Study of soft clamping in ultracoherent nanomechanical resonators

Abstract

Strained silicon nitride nanomechanical resonators have received a lot of attention in recent years, as the small mass, high coherence times and exceptionally high quality factors (Qs) open up a broad range of applications. Increasing Qs reduce the intrinsic force noise and therefore pave the way for high sensitivity force sensors. In the field of quantum optomechanics, a high mechanical Q×f product is sought after for the ability to perform quantum experiments at room temperature. In this thesis, various properties of strained silicon nitride resonators will be studied. On the one hand, investigation into mechanical Q enhancement via two different approaches and on the other hand, the potential applicability of ”soft-clamped” high-Q resonators for photothermal detection. The whole process from finite element method simulations and photomask design, to fabrication and characterization will be explained in the subsequent chapters.In the first part, the limits of reducing bending losses for strings with engineered clamps was systematically investigated. The idea behind this approach is to localize the stress to the center of the string, while reducing the bending at the clamping.
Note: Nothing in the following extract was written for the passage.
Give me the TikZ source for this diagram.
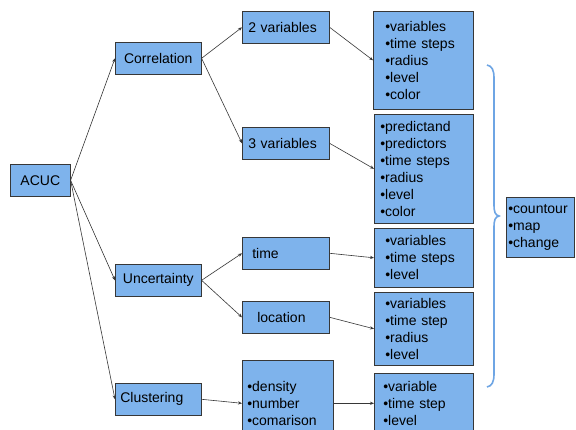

Al- though slight increases in Q could be observed, recently published results can however not be explained. As it was shown that surface losses are the ubiquitous loss mechanism for nanomechanical resonators, the next step was to decrease surface losses to a minimum. This was done by employing an ultrahigh vacuum chamber (UHV) and using ”soft-clamped” membranes embedded in a phononic crystal (PnC) structure. The PnC creates a phononic bandgap, which allows the membrane’s modes to only penetrate into the surrounding area evanescently, hence reducing the bending at the clamping enormously. Using the UHV chamber, Q×f products could be enhanced up to a factor of 20 when compared to the measurements performed in high vacuum. Additionally it will be shown, that annealing inside the UHV chamber can increase Q up to a factor of 17 compared to the initial level. Finally a potential novel application of PnCs was investigated. The low noise and reduced thermal conductivity, as a consequence of the perforation of the membrane, promise a high thermal responsivity. This can be utilized for trace analysis of minute samples via photothermal heating and the consequential detuning of the membrane’s resonance frequency.